1955 - backside of the first paperback

8 comments:

Mathew Paust said...

Love that top cover. Another one I have to read!

Charles Gramlich said...

A weird little mystery. I have some Stout but am one of those folks who has never read him

Rick Robinson said...

My copy is one with the missing chapter. Who knew?

Evan Lewis said...

I'm betting Art knew, but he was laying back and smirking (in his merciless way) and waiting to see how long it took the rest of the world to catch up.

Yvette said...

I have one without the missing chapter. So thanks for including it on your post. :) PRISONER'S BASE is an odd book because it sort of makes it difficult to like Wolfe very much, considering how he behaves toward the prospective client at the beginning.
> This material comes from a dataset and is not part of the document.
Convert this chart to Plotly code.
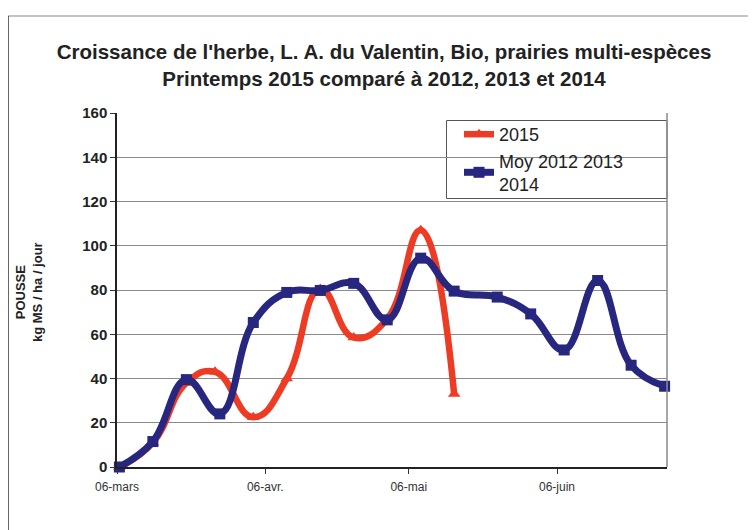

I generally begin rereading it by ignoring the first chapter and jumping right into the aftermath of murder.

George said...

I think I own a hardcover edition of PRISONER'S BASE. I know I have at least one paperback edition with missing pages. I'll have to pick up an updated paperback version. Thanks for the heads up! I'm sure Art Scott knew all about this. But Steve Stilwell probably didn't.

TracyK said...

I have the 1969 edition with the skull. The skull is nice (I collect books with skulls or skeletons on the cover) but the condition of my copy is really bad. I don't know why I haven't picked up some other editions, since I have at least two and often more different editions of most Rex Stout novels. Thanks for including that last chapter, it is a nice little addition to the story.

Shay said...

I remember this chapter, so my copy must be one of the good ones.